Castillo (60-10-1) called it quits after the fifth round, ending his career on the historic stage.

“I want to retire, because I don’t have it anymore,” Castillo said afterward.

“Irish” John Duddy and Mexico’s Michael Medina engaged in an entertaining split-decision slugfest, punctuated by a brutal back-and-forth before the final bell.

Duddy (29-1) won by scores of 96-93 twice, with judge Arturo Velasquez giving Medina (22-2-2) a 96-93 edge. CompuBox showed Duddy landed only four more punches.

It opened as Medina belted Duddy with an impressive combination before accepting a straight right later in the gritty third round.

It was a test of chins and right-handed power, and Duddy most routinely shrugged off Medina’s scoring blows, then forced him back with punishment like a sixth-round combination and stiff left.

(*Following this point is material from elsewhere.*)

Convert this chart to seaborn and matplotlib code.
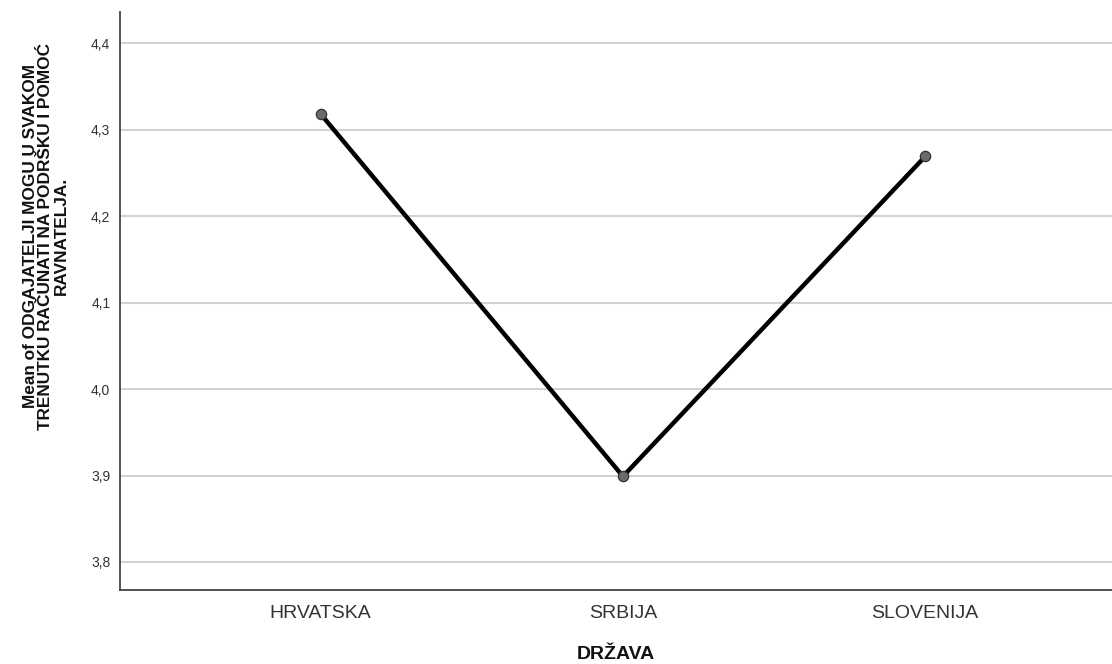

At the end of the seventh, Medina rocked Duddy with an onslaught that was made worse when the mildly dazed Irishman’s corner didn’t immediately stick out his stool to rest after the bell. Duddy was refreshed enough by the ninth to pound Medina with a hurtful right, then four slapping lefts to the face.

Santa Ana super-welterweight Rodrigo Garcia (6-0, five KOs) dominated veteran opponent Calvin Pitts, knocking him down four times in the second round before the bout was stopped with 39 seconds remaining. Garcia, 21, is a standout in the camp of Orange County boxing/MMA trainer Juanito Ibarra.

Mexico’s featherweight Salvador Sanchez (19-3-2) scored a technical knockout of Texas’ Jaime Villa at the 1:09 mark of the sixth round. The nephew of the legendary Mexican champion had knocked down Villa in the fifth, then downed him for good with an inside barrage.

Dallas’ own amateur star Roberto Marroquin (13-0, 10 KOs) pleased the home crowd by knocking out super-bantamweight foe Samuel Sanchez in the second round with a vicious right that caught a reeling Sanchez flush on the side of the head.